At the 96th Academy Awards ceremony, The Zone of Interest won Best Sound, which was accepted by production sound mixer Tarn Willers and sound engineer and designer, Johnnie Burn. Here, Willers explains how the audio team captured Oscar-winning sound for a director that asked its actors to embrace acting as if they were not in a film.
The Zone of Interest is a historical drama film written and directed by Jonathan Glazer, co-produced between the UK and Poland. Starring Christian Friedel and Sandra Hüller as the Nazi commandant Rudolf Höss and his wife Hedwig, it focuses on the pair as they strive to build a dream life for their family in a home in the ‘zone of interest’ – which just so happens to be next to the Auschwitz concentration camp.

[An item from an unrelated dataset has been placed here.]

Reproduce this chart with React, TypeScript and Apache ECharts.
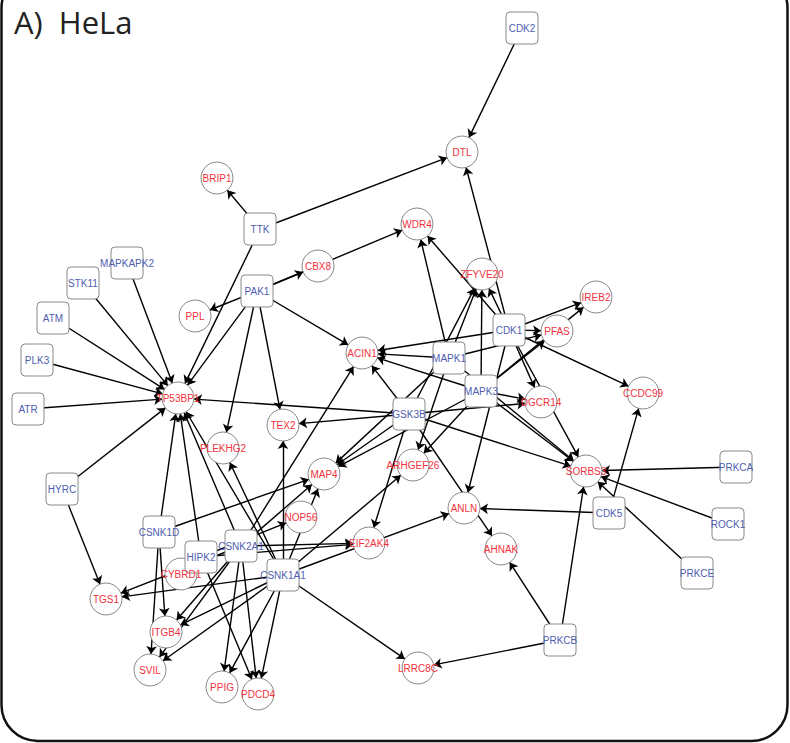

Glazer opted against visually portraying the atrocities within the concentration camp, preferring that they be conveyed through sound alone. He has referred to the film's sound as "the other film" and, arguably, the core of the film.
In pursuit of this vision, Burn meticulously assembled a 600-page dossier comprising pertinent events at Auschwitz, witness testimonies and a comprehensive map of the camp to accurately gauge distances and echoes of sounds. Burn dedicated a year to crafting a sound library, encompassing noises from manufacturing machinery, crematoria, furnaces, boots and period-authentic gunfire.
The sounds emanating from behind the camp walls include the piercing screams of prisoners, the aggressive shouts of guards, and the ominous reverberation of the gas chambers and crematorium – all set as an ominous backdrop to mundane, everyday events taking place within a manicured residence within sight of the camp’s chimneys.